Pani Ewa Piskorz , kierownik budowy, która na miejscu w Szydłowcu zajęła się koordynowaniem prac - dziś po tygodniach współpracy - przyznaje, że na początku nie dowierzała, że dom uda się postawić. Nie było wcześniej na naszym terenie takiej sytuacji, że ktoś chciał komuś budować dom. Myślałam, że będzie trochę szumu i... pewnie stanie na niczym.
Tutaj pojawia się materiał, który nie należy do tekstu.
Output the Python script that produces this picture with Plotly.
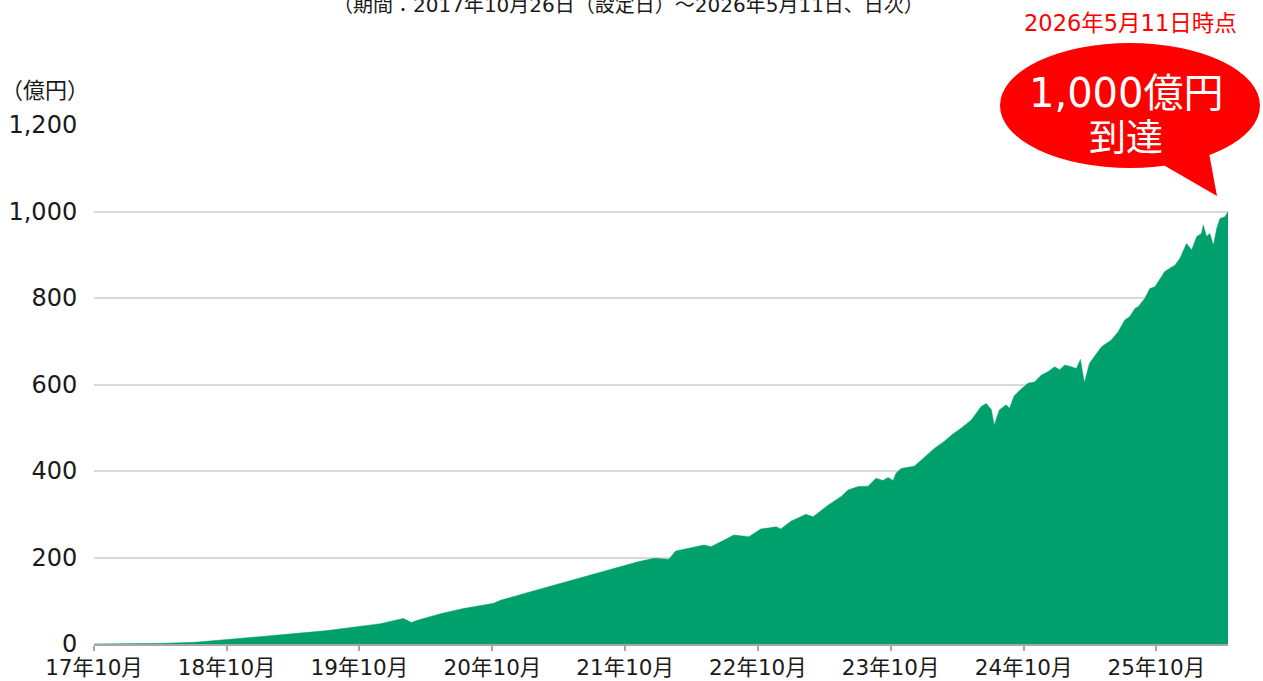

Ale dzięki pomocy Tadeusza Poziomkowskiego, naczelnika Wydziału Budownictwa i Architekturze Starostwa Powiatowego w Szydłowcu, pana burmistrza Artura Ludewy oraz przychylności tamtejszych urzędów i służb miejskich okazało się, że projekt jest realny, a efekt jest już widoczny. Jak opowiada w rozmowie z nami, najtrudniejszy był pierwszy etap budowy, czyli wylanie płyty betonowej, na której miał stanąć budynek. Duże ukłony w kierunku ekipy, która to zrobiła profesjonalnie - uśmiecha się.
Tych ukłonów pewnie będzie więcej, gdy pan Grzegorz wraz z dziećmi wprowadzi się do nowego domu. Czekamy z niecierpliwością.